## Problem description
Retype all material exactly. Pictures stay out of the copy.

>> begin Dataset excerpt

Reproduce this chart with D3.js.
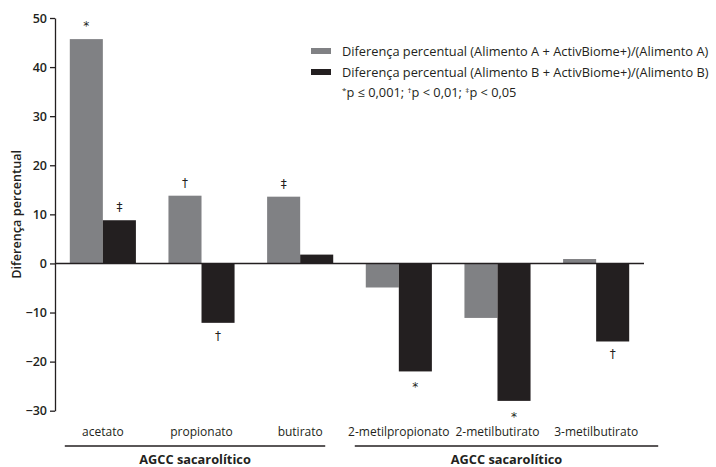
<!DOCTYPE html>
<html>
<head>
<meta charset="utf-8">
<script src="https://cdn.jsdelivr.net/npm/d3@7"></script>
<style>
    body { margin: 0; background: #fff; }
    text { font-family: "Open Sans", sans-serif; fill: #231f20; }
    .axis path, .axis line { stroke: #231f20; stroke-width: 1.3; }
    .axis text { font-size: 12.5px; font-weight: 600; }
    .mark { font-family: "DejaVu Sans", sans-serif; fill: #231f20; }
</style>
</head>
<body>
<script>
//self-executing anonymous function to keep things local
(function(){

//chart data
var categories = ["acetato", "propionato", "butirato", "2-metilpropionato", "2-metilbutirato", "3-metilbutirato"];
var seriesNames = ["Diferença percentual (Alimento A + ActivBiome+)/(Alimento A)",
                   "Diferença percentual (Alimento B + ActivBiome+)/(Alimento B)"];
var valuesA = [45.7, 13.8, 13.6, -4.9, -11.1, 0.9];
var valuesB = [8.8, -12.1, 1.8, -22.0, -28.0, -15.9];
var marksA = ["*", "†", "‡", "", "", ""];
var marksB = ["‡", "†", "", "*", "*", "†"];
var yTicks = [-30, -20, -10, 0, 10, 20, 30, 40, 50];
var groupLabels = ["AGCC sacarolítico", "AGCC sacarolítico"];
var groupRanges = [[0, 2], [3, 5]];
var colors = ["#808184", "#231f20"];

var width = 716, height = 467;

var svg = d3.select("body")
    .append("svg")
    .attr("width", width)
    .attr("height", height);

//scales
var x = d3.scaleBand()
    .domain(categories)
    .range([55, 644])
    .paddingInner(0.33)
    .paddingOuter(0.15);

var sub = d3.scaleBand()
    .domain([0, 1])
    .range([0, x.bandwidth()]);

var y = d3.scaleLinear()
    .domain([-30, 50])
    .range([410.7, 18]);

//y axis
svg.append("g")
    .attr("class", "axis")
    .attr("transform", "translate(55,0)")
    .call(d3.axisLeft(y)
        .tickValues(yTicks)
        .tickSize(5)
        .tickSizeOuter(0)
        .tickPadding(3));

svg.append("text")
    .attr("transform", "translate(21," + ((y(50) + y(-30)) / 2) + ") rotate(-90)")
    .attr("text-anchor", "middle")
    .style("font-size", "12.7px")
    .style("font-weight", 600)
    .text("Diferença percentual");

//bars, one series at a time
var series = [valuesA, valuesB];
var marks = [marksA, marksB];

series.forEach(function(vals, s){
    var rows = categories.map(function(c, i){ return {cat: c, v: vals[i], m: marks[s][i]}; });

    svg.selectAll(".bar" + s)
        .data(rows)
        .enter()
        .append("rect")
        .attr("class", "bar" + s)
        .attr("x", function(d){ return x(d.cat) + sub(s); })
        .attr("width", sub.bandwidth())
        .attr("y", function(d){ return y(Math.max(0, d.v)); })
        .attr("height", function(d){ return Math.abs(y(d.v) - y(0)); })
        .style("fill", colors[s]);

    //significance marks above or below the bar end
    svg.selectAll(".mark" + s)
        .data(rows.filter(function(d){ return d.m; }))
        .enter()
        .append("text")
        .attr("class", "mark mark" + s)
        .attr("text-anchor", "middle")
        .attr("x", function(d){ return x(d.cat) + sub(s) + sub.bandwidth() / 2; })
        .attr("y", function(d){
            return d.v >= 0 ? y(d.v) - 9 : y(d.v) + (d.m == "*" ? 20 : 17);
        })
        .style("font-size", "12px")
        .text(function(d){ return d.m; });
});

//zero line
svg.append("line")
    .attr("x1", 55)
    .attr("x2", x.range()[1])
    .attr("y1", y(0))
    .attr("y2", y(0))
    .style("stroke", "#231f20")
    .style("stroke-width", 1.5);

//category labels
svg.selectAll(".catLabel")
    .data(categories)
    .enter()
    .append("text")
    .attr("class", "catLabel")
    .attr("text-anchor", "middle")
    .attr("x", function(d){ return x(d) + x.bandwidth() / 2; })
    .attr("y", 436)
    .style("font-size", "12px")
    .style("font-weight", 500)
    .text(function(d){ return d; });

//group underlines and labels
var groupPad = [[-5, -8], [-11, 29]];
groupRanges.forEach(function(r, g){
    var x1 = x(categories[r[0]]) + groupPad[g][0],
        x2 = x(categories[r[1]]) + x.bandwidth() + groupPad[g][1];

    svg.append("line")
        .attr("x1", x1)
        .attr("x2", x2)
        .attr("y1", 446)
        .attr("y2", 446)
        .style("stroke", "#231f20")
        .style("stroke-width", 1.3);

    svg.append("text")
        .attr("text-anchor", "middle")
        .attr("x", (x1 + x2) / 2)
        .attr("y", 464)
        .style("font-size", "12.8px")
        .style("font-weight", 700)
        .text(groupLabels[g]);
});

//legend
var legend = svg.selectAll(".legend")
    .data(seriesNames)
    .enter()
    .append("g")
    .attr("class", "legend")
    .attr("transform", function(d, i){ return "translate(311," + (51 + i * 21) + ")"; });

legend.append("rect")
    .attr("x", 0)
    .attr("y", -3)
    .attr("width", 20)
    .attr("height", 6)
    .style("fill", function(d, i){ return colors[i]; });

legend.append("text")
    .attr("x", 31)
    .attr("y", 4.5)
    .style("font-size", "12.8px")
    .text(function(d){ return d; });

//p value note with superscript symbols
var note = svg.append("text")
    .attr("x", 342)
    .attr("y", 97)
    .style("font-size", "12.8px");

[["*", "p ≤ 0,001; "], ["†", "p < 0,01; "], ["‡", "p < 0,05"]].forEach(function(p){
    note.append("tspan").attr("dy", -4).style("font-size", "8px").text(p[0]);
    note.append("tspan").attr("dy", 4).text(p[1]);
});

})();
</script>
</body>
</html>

>> end Dataset excerpt

## Full answer
Reproduce this chart with D3.js.
<!DOCTYPE html>
<html>
<head>
<meta charset="utf-8">
<script src="https://cdn.jsdelivr.net/npm/d3@7"></script>
<style>
    body { margin: 0; background: #fff; }
    text { font-family: "Open Sans", sans-serif; fill: #231f20; }
    .axis path, .axis line { stroke: #231f20; stroke-width: 1.3; }
    .axis text { font-size: 12.5px; font-weight: 600; }
    .mark { font-family: "DejaVu Sans", sans-serif; fill: #231f20; }
</style>
</head>
<body>
<script>
//self-executing anonymous function to keep things local
(function(){

//chart data
var categories = ["acetato", "propionato", "butirato", "2-metilpropionato", "2-metilbutirato", "3-metilbutirato"];
var seriesNames = ["Diferença percentual (Alimento A + ActivBiome+)/(Alimento A)",
                   "Diferença percentual (Alimento B + ActivBiome+)/(Alimento B)"];
var valuesA = [45.7, 13.8, 13.6, -4.9, -11.1, 0.9];
var valuesB = [8.8, -12.1, 1.8, -22.0, -28.0, -15.9];
var marksA = ["*", "†", "‡", "", "", ""];
var marksB = ["‡", "†", "", "*", "*", "†"];
var yTicks = [-30, -20, -10, 0, 10, 20, 30, 40, 50];
var groupLabels = ["AGCC sacarolítico", "AGCC sacarolítico"];
var groupRanges = [[0, 2], [3, 5]];
var colors = ["#808184", "#231f20"];

var width = 716, height = 467;

var svg = d3.select("body")
    .append("svg")
    .attr("width", width)
    .attr("height", height);

//scales
var x = d3.scaleBand()
    .domain(categories)
    .range([55, 644])
    .paddingInner(0.33)
    .paddingOuter(0.15);

var sub = d3.scaleBand()
    .domain([0, 1])
    .range([0, x.bandwidth()]);

var y = d3.scaleLinear()
    .domain([-30, 50])
    .range([410.7, 18]);

//y axis
svg.append("g")
    .attr("class", "axis")
    .attr("transform", "translate(55,0)")
    .call(d3.axisLeft(y)
        .tickValues(yTicks)
        .tickSize(5)
        .tickSizeOuter(0)
        .tickPadding(3));

svg.append("text")
    .attr("transform", "translate(21," + ((y(50) + y(-30)) / 2) + ") rotate(-90)")
    .attr("text-anchor", "middle")
    .style("font-size", "12.7px")
    .style("font-weight", 600)
    .text("Diferença percentual");

//bars, one series at a time
var series = [valuesA, valuesB];
var marks = [marksA, marksB];

series.forEach(function(vals, s){
    var rows = categories.map(function(c, i){ return {cat: c, v: vals[i], m: marks[s][i]}; });

    svg.selectAll(".bar" + s)
        .data(rows)
        .enter()
        .append("rect")
        .attr("class", "bar" + s)
        .attr("x", function(d){ return x(d.cat) + sub(s); })
        .attr("width", sub.bandwidth())
        .attr("y", function(d){ return y(Math.max(0, d.v)); })
        .attr("height", function(d){ return Math.abs(y(d.v) - y(0)); })
        .style("fill", colors[s]);

    //significance marks above or below the bar end
    svg.selectAll(".mark" + s)
        .data(rows.filter(function(d){ return d.m; }))
        .enter()
        .append("text")
        .attr("class", "mark mark" + s)
        .attr("text-anchor", "middle")
        .attr("x", function(d){ return x(d.cat) + sub(s) + sub.bandwidth() / 2; })
        .attr("y", function(d){
            return d.v >= 0 ? y(d.v) - 9 : y(d.v) + (d.m == "*" ? 20 : 17);
        })
        .style("font-size", "12px")
        .text(function(d){ return d.m; });
});

//zero line
svg.append("line")
    .attr("x1", 55)
    .attr("x2", x.range()[1])
    .attr("y1", y(0))
    .attr("y2", y(0))
    .style("stroke", "#231f20")
    .style("stroke-width", 1.5);

//category labels
svg.selectAll(".catLabel")
    .data(categories)
    .enter()
    .append("text")
    .attr("class", "catLabel")
    .attr("text-anchor", "middle")
    .attr("x", function(d){ return x(d) + x.bandwidth() / 2; })
    .attr("y", 436)
    .style("font-size", "12px")
    .style("font-weight", 500)
    .text(function(d){ return d; });

//group underlines and labels
var groupPad = [[-5, -8], [-11, 29]];
groupRanges.forEach(function(r, g){
    var x1 = x(categories[r[0]]) + groupPad[g][0],
        x2 = x(categories[r[1]]) + x.bandwidth() + groupPad[g][1];

    svg.append("line")
        .attr("x1", x1)
        .attr("x2", x2)
        .attr("y1", 446)
        .attr("y2", 446)
        .style("stroke", "#231f20")
        .style("stroke-width", 1.3);

    svg.append("text")
        .attr("text-anchor", "middle")
        .attr("x", (x1 + x2) / 2)
        .attr("y", 464)
        .style("font-size", "12.8px")
        .style("font-weight", 700)
        .text(groupLabels[g]);
});

//legend
var legend = svg.selectAll(".legend")
    .data(seriesNames)
    .enter()
    .append("g")
    .attr("class", "legend")
    .attr("transform", function(d, i){ return "translate(311," + (51 + i * 21) + ")"; });

legend.append("rect")
    .attr("x", 0)
    .attr("y", -3)
    .attr("width", 20)
    .attr("height", 6)
    .style("fill", function(d, i){ return colors[i]; });

legend.append("text")
    .attr("x", 31)
    .attr("y", 4.5)
    .style("font-size", "12.8px")
    .text(function(d){ return d; });

//p value note with superscript symbols
var note = svg.append("text")
    .attr("x", 342)
    .attr("y", 97)
    .style("font-size", "12.8px");

[["*", "p ≤ 0,001; "], ["†", "p < 0,01; "], ["‡", "p < 0,05"]].forEach(function(p){
    note.append("tspan").attr("dy", -4).style("font-size", "8px").text(p[0]);
    note.append("tspan").attr("dy", 4).text(p[1]);
});

})();
</script>
</body>
</html>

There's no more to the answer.